----- Recorded data
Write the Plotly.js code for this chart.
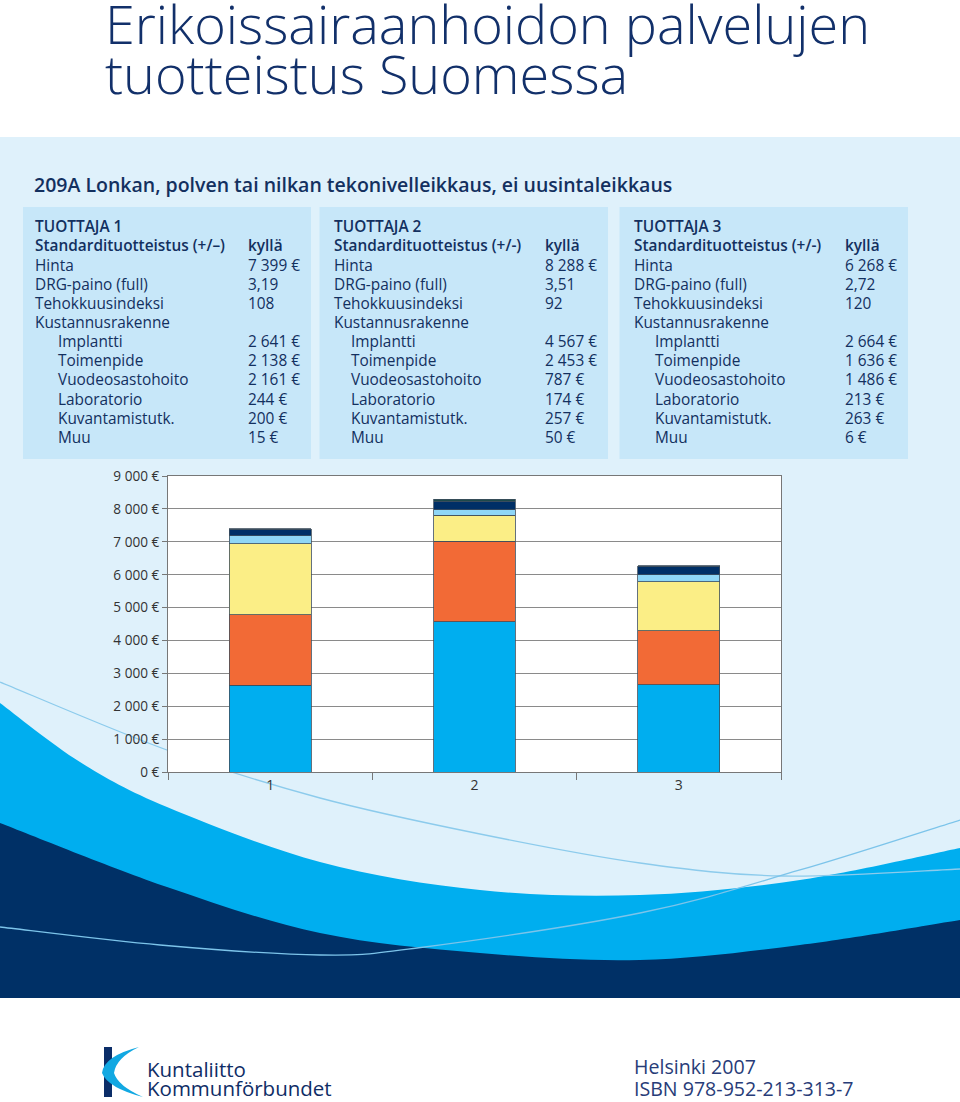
<!DOCTYPE html>
<html>
<head>
<meta charset="utf-8">
<script src="https://cdn.plot.ly/plotly-3.0.1.min.js"></script>
<style>html,body{margin:0;padding:0;background:#fff;}#chart{width:960px;height:1102px;}</style>
</head>
<body>
<div id="chart"></div>
<script>
// ---------- DATA ----------
const categories = ['1', '2', '3'];
const producers = ['TUOTTAJA 1', 'TUOTTAJA 2', 'TUOTTAJA 3'];
const seriesNames = ['Implantti', 'Toimenpide', 'Vuodeosastohoito', 'Laboratorio', 'Kuvantamistutk.', 'Muu'];
const implantti = [2641, 4567, 2664];
const toimenpide = [2138, 2453, 1636];
const vuodeosastohoito = [2161, 787, 1486];
const laboratorio = [244, 174, 213];
const kuvantamistutk = [200, 257, 263];
const muu = [15, 50, 6];
const hinta = [7399, 8288, 6268];
const drgPaino = ['3,19', '3,51', '2,72'];
const tehokkuusindeksi = ['108', '92', '120'];
const standardiLabel = ['Standardituotteistus (+/–)', 'Standardituotteistus (+/-)', 'Standardituotteistus (+/-)'];
const standardiValue = ['kyllä', 'kyllä', 'kyllä'];
const seriesValues = [implantti, toimenpide, vuodeosastohoito, laboratorio, kuvantamistutk, muu];
const seriesColors = ['#00aeef', '#f26a36', '#fbee86', '#8fd6f6', '#002f66', '#1d4a4c'];

// ---------- HELPERS ----------
const W = 960, H = 1102;
const X = px => px / W;
const Y = py => 1 - py / H;
const P = (p) => X(p[0]).toFixed(5) + ',' + Y(p[1]).toFixed(5);
const fmtEur = n => String(n).replace(/\B(?=(\d{3})+(?!\d))/g, ' ') + ' €';
function smooth(pts) {
  let d = 'M' + P(pts[0]);
  for (let i = 0; i < pts.length - 1; i++) {
    const p0 = pts[i - 1] || pts[i], p1 = pts[i], p2 = pts[i + 1], p3 = pts[i + 2] || pts[i + 1];
    const c1 = [p1[0] + (p2[0] - p0[0]) / 6, p1[1] + (p2[1] - p0[1]) / 6];
    const c2 = [p2[0] - (p3[0] - p1[0]) / 6, p2[1] - (p3[1] - p1[1]) / 6];
    d += ' C' + P(c1) + ' ' + P(c2) + ' ' + P(p2);
  }
  return d;
}

const navy = '#13305f';
const shapes = [];
// page background band
shapes.push({type: 'rect', xref: 'paper', yref: 'paper', x0: 0, x1: 1, y0: Y(998), y1: Y(137),
  fillcolor: '#dff1fb', line: {width: 0}, layer: 'below'});
// info boxes
const boxL = [23, 319.5, 619.5], boxR = [311, 608, 908];
for (let i = 0; i < 3; i++) {
  shapes.push({type: 'rect', xref: 'paper', yref: 'paper', x0: X(boxL[i]), x1: X(boxR[i]), y0: Y(459), y1: Y(207),
    fillcolor: '#c7e7f9', line: {width: 0}, layer: 'below'});
}
// waves
const medTop = [[0, 703], [80, 762], [167, 807], [320, 862], [480, 890], [640, 895], [800, 880], [960, 848]];
const darkTop = [[0, 823], [167, 887], [320, 933], [480, 953], [640, 960], [800, 945], [960, 920]];
shapes.push({type: 'path', xref: 'paper', yref: 'paper', layer: 'below',
  path: smooth(medTop) + ' L' + P([960, 998]) + ' L' + P([0, 998]) + ' Z', fillcolor: '#00aeef', line: {width: 0}});
shapes.push({type: 'path', xref: 'paper', yref: 'paper', layer: 'below',
  path: smooth(darkTop) + ' L' + P([960, 998]) + ' L' + P([0, 998]) + ' Z', fillcolor: '#003066', line: {width: 0}});
const line1 = [[0, 682], [167, 750], [320, 798], [480, 834], [640, 863], [783, 876], [960, 869]];
const line2 = [[0, 927], [160, 945], [320, 955], [417, 948], [640, 913], [800, 870], [960, 820]];
shapes.push({type: 'path', xref: 'paper', yref: 'paper', layer: 'below', path: smooth(line1), line: {color: '#8ccbec', width: 1.3}});
shapes.push({type: 'path', xref: 'paper', yref: 'paper', layer: 'below', path: smooth(line2), line: {color: '#7cc4ea', width: 1.3}});
// logo
shapes.push({type: 'rect', xref: 'paper', yref: 'paper', x0: X(104), x1: X(112), y0: Y(1097), y1: Y(1047),
  fillcolor: '#0b2d68', line: {width: 0}, layer: 'below'});
shapes.push({type: 'path', xref: 'paper', yref: 'paper', layer: 'below',
  path: 'M' + P([139, 1047]) + ' Q' + P([104, 1056]) + ' ' + P([102, 1073]) + ' Q' + P([108, 1088]) + ' ' + P([143, 1097]) +
        ' Q' + P([118, 1086]) + ' ' + P([114, 1073]) + ' Q' + P([116, 1058]) + ' ' + P([139, 1047]) + ' Z',
  fillcolor: '#12a8e2', line: {width: 0}});
// white plot background (below grid)
shapes.push({type: 'rect', xref: 'x', yref: 'y', x0: -0.5, x1: 2.5, y0: 0, y1: 9000,
  fillcolor: '#ffffff', line: {width: 0}, layer: 'below'});

// ---------- ANNOTATIONS ----------
const ann = [];
function txt(text, x, baseline, size, opts) {
  opts = opts || {};
  ann.push(Object.assign({
    text: text, xref: 'paper', yref: 'paper', x: X(x), y: Y(baseline - 0.388 * size),
    xanchor: 'left', yanchor: 'middle', showarrow: false, borderpad: 0,
    font: {family: opts.family || 'Open Sans, Noto Sans, sans-serif', size: size, color: opts.color || navy, weight: opts.weight || 400}
  }, opts.extra || {}));
}
// title line 1: clip empty space above ascenders so the box stays inside the page
(function () {
  const fsT = 54, base = 45;
  const bottom = base + 0.293 * fsT;
  ann.push({text: 'Erikoissairaanhoidon palvelujen', xref: 'paper', yref: 'paper', x: X(104), y: Y(bottom),
    xanchor: 'left', yanchor: 'bottom', valign: 'bottom', height: Math.round(bottom - 3), showarrow: false, borderpad: 0,
    font: {family: 'Open Sans, Noto Sans, sans-serif', size: fsT, color: '#12306a', weight: 300}});
})();
txt('tuotteistus Suomessa', 104, 93.5, 54, {weight: 300, color: '#12306a'});
txt('209A Lonkan, polven tai nilkan tekonivelleikkaus, ei uusintaleikkaus', 33, 191.7, 19.5, {weight: 600});

const labelX = [34, 333, 633], indentX = [57, 350, 654], valueX = [246.5, 544, 844];
const rowBase = i => 232.7 + i * 19.15;
const fs = 15.4;
for (let b = 0; b < 3; b++) {
  txt(producers[b], labelX[b], rowBase(0), fs, {weight: 600});
  txt(standardiLabel[b], labelX[b], rowBase(1), fs, {weight: 600});
  txt(standardiValue[b], valueX[b], rowBase(1), fs, {weight: 600});
  txt('Hinta', labelX[b], rowBase(2), fs);
  txt(fmtEur(hinta[b]), valueX[b], rowBase(2), fs);
  txt('DRG-paino (full)', labelX[b], rowBase(3), fs);
  txt(drgPaino[b], valueX[b], rowBase(3), fs);
  txt('Tehokkuusindeksi', labelX[b], rowBase(4), fs);
  txt(tehokkuusindeksi[b], valueX[b], rowBase(4), fs);
  txt('Kustannusrakenne', labelX[b], rowBase(5), fs);
  for (let s = 0; s < seriesNames.length; s++) {
    txt(seriesNames[s], indentX[b], rowBase(6 + s), fs);
    txt(fmtEur(seriesValues[s][b]), valueX[b], rowBase(6 + s), fs);
  }
}
txt('Kuntaliitto', 146, 1077, 20.5, {color: '#0f2d66'});
txt('Kommunförbundet', 146, 1096, 20.5, {color: '#0f2d66'});
txt('Helsinki 2007', 633, 1074.5, 19.6, {color: '#283c78'});
txt('ISBN 978-952-213-313-7', 633, 1096, 19.6, {color: '#283c78'});

// ---------- TRACES ----------
const traces = seriesNames.map((name, i) => ({
  type: 'bar', name: name, x: categories, y: seriesValues[i],
  marker: {color: seriesColors[i], line: {color: '#3d4d5c', width: 0.8}},
  hoverinfo: 'name+y'
}));

const layout = {
  width: W, height: H,
  margin: {l: 0, r: 0, t: 0, b: 0},
  paper_bgcolor: '#ffffff', plot_bgcolor: 'rgba(0,0,0,0)',
  barmode: 'stack', bargap: 0.6, showlegend: false,
  separators: ', ',
  font: {family: 'Open Sans, Noto Sans, sans-serif', color: '#333'},
  xaxis: {
    domain: [X(168), X(781)], type: 'category', range: [-0.5, 2.5],
    tickson: 'boundaries', ticks: 'outside', ticklen: 7, tickcolor: '#777', tickwidth: 1,
    showline: true, linecolor: '#777', linewidth: 1, mirror: true, showgrid: false,
    tickfont: {size: 14, color: '#333'}, automargin: false, fixedrange: true
  },
  yaxis: {
    domain: [Y(772.3), Y(476)], range: [0, 9000], dtick: 1000, tick0: 0,
    tickformat: ',d', ticksuffix: ' €',
    ticks: 'outside', ticklen: 5, tickcolor: '#777', tickwidth: 1,
    showline: true, linecolor: '#777', linewidth: 1, mirror: true,
    showgrid: true, gridcolor: '#8a8a8a', gridwidth: 1, zeroline: false,
    tickfont: {size: 13.6, color: '#333'}, automargin: false, fixedrange: true
  },
  shapes: shapes,
  annotations: ann
};

Plotly.newPlot('chart', traces, layout, {displayModeBar: false, staticPlot: true});
</script>
</body>
</html>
----------
- **Instruction**
Show the lines of the material that contain the word "chart".

- **Written reply**
Write the Plotly.js code for this chart.
<style>html,body{margin:0;padding:0;background:#fff;}#chart{width:960px;height:1102px;}</style>
<div id="chart"></div>
Plotly.newPlot('chart', traces, layout, {displayModeBar: false, staticPlot: true});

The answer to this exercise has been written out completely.